Caisse d’Épargne : Sowing uncertainty
User confidence suffers when a link is not a link.
The Site
Caisse d’Épargne, a leading French banking group, draws no distinction for visitors between linked and unlinked captions on the same page.
Caisse d’Épargne’s group site presents its senior management and executives on a single Managers page. The five members of the Management Board appear first, each listing consisting of a photograph captioned with the individual’s name, in red type, and job title or area of responsibility, in grey. Rolling over a name underscores it; clicking launches a pop-up window containing a short biography.
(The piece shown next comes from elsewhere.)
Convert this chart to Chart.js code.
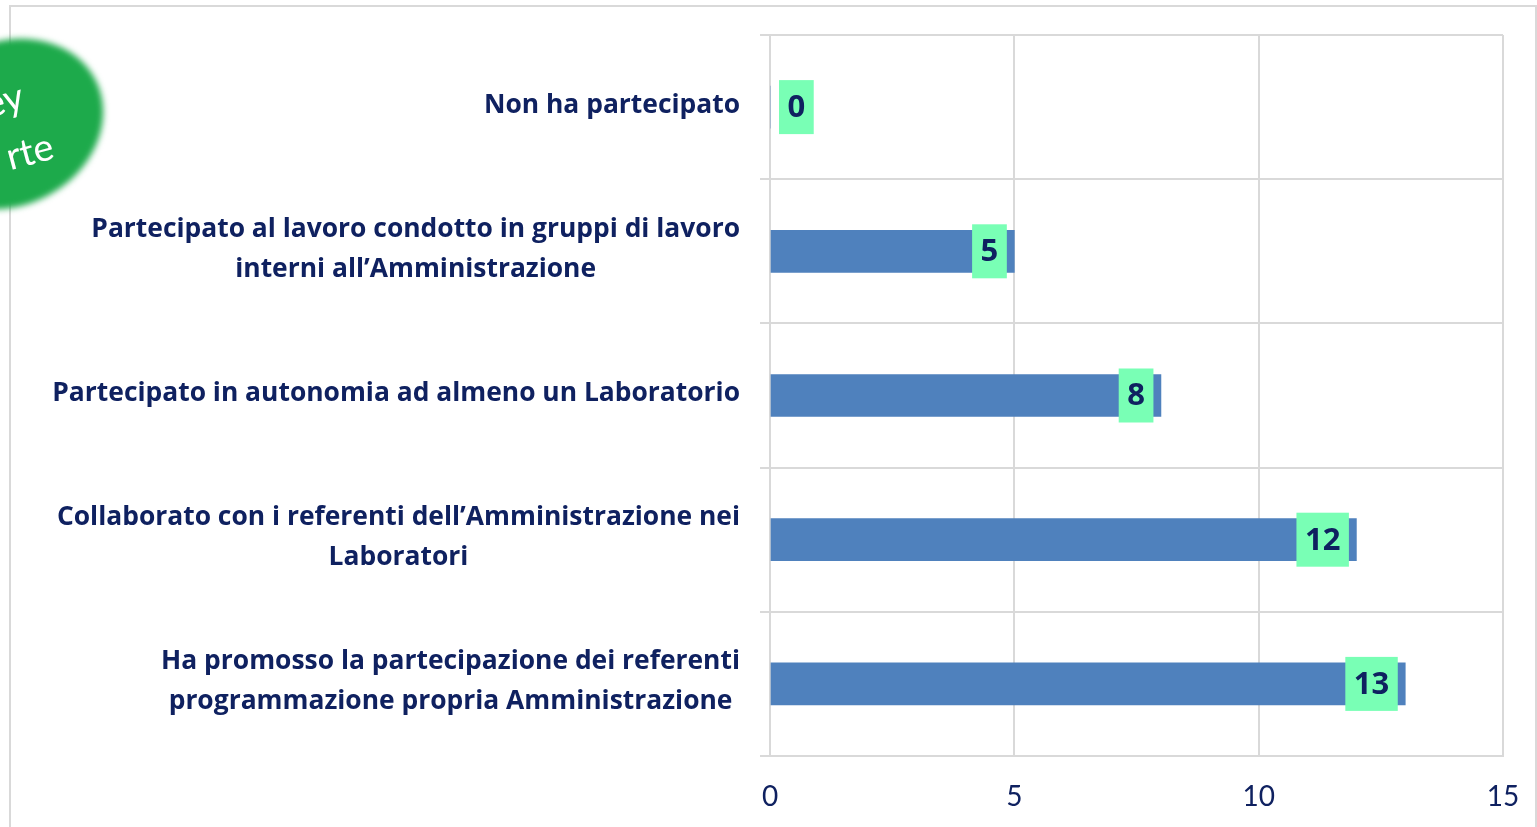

Below these come the Supervisory Board; listings are similarly configured, though only the chairman is given a photograph. However, names are not linked; rolling over or clicking them has no effect. The breadcrumb trail at the top of the page also uses red type, but the only active link, Home Page, is underscored.
The Takeaway
Caisse d’Épargne risks undermining user confidence in the site by providing a different outcome to clicking headings that are visually identical and of seemingly equal status. Conventionality is not the issue, but consistency. There is nothing particularly unusual about Caisse d’Épargne’s linking of names or the selective provision of executive biographies – and even if its system were a little quirky, users are quick to learn. But the lack of predictability negates the advantage of familiarity (just as it would make learning customised navigation more difficult).
The underlying problem could well be one of design – too many underscored headings being deemed aesthetically unacceptable. If that stands in the way of usability, then someone is putting the cart before the horse. An acceptable alternative would be to change the colour of unlinked names to something more obviously neutral such as, in the context of the site, bold grey or purple.